Now in the era of cyberspace it’s on the Internet and WWW where Crossings builds on that cornerstone. And that means an international audience for the two major items posted each week: text studies on lectionary pericopes and a Thursday Theology essay. They go to a listserve (700 addresses) and then wind up archived on the website [www.crossings.org]. Pastors — and laity too — in Singapore, Indonesia, South Africa, Ethiopia, Argentina, Australia, Japan and elsewhere are working with “Seminex theology” in their ministries. Promissio, confessio, missio is what they’re up to. The Crossings web site gets over 2000 hits per day. Fifteen hundred pages of stuff is downloaded per day from the site. We don’t know WHO they are. We know only their computer addresses and WHERE they come from. At last count it was over 100 countries.

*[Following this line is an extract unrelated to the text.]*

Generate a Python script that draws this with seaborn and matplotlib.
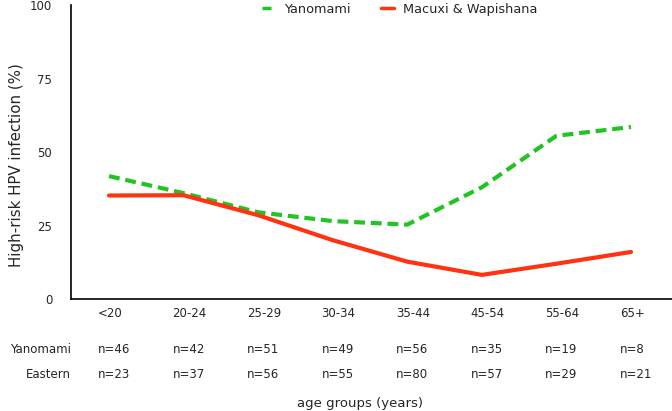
import numpy as np
import pandas as pd
import matplotlib
matplotlib.use('Agg')
import matplotlib.pyplot as plt
import seaborn as sns

# --- dados ---
age_groups = ['<20', '20-24', '25-29', '30-34', '35-44', '45-54', '55-64', '65+']
yanomami = [41.8, 36.0, 29.5, 26.5, 25.3, 38.0, 55.5, 58.5]
macuxi = [35.2, 35.3, 28.5, 20.0, 12.7, 8.2, 12.0, 16.0]
n_yanomami = [46, 42, 51, 49, 56, 35, 19, 8]
n_eastern = [23, 37, 56, 55, 80, 57, 29, 21]

df = pd.DataFrame({
    'pos': list(range(len(age_groups))) * 2,
    'value': yanomami + macuxi,
    'group': ['Yanomami'] * len(age_groups) + ['Macuxi & Wapishana'] * len(age_groups),
})

sns.set_style('white')
plt.rcParams['font.family'] = ['DejaVu Sans']

W, H = 672, 411
fig = plt.figure(figsize=(W / 100, H / 100), dpi=100)
# eixo em pixels: esquerda 71, direita 672, topo 5, base 299
ax = fig.add_axes([71 / W, 1 - 299 / H, 601 / W, 294 / H])


def px(x, y):
    return x / W, 1 - y / H


cores = {'Yanomami': '#22C422', 'Macuxi & Wapishana': '#FF3311'}
sns.lineplot(data=df, x='pos', y='value', hue='group', palette=cores,
             style='group', dashes={'Yanomami': (2.6, 1.4), 'Macuxi & Wapishana': ''},
             linewidth=3.0, ax=ax, legend=True)

ax.set_xlim(-0.51, 7.55)
ax.set_ylim(0, 100)
ax.set_yticks([0, 25, 50, 75, 100])
ax.tick_params(axis='y', length=0, labelsize=8.5, pad=13.5)
ax.set_xticks([])
ax.set_xlabel('')
ax.set_ylabel('')
ax.spines[['right', 'top']].set_visible(False)
for s in ['left', 'bottom']:
    ax.spines[s].set_color('black')
    ax.spines[s].set_linewidth(1.2)

fig.text(*px(17, 165), 'High-risk HPV infection (%)', rotation=90,
         ha='center', va='center', fontsize=10.8)

# rótulos de categoria e tabela de n
trans = ax.get_xaxis_transform()
linhas = [(313, age_groups),
          (349, [f'n={v}' for v in n_yanomami]),
          (374, [f'n={v}' for v in n_eastern])]
for ypx, textos in linhas:
    yfrac = -(ypx - 299) / 294
    for i, t in enumerate(textos):
        ax.text(i - 0.15, yfrac, t, transform=trans, ha='left', va='center', fontsize=8.5)
fig.text(*px(71, 349), 'Yanomami', ha='right', va='center', fontsize=8.5)
fig.text(*px(71, 374), 'Eastern', ha='right', va='center', fontsize=8.5)
fig.text(*px(360, 403), 'age groups (years)', ha='center', va='center', fontsize=9.5)

leg = ax.legend(loc='center', bbox_to_anchor=(0.547, 0.985), ncol=2, frameon=False,
                fontsize=9.3, handlelength=1.0, handletextpad=0.7, columnspacing=2.3,
                borderpad=0)
for line in leg.get_lines():
    line.set_linewidth(2.5)

fig.savefig('out.png', dpi=100)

Well, maybe my mind HAS changed. I was not always a happy camper during those Seminex years in St. Louis. Some of you may remember that Bob Bertram had formulated another mantra for our confessing movement back then. He talked about “winning by losing.” That mixed metaphor left me frequently curmudgeonly–as many of you in this audience remember. But now I’m more cheerful. Yes, you skeptics, more cheerful. That’s my confessio. More cheerful, not only because of all the good stuff mentioned in the paragraphs above. Good News indeed! But this mantra too is clearer to me now. Winning by losing is the Promissio–you get to Easter via Good Friday. But Easter at the end. Good News indeed. And that Easter-Promissio calls for Confessio which leads to Missio. Nudging four-score years in age, I keep telling myself that–and now you dear ones too: Count it all joy!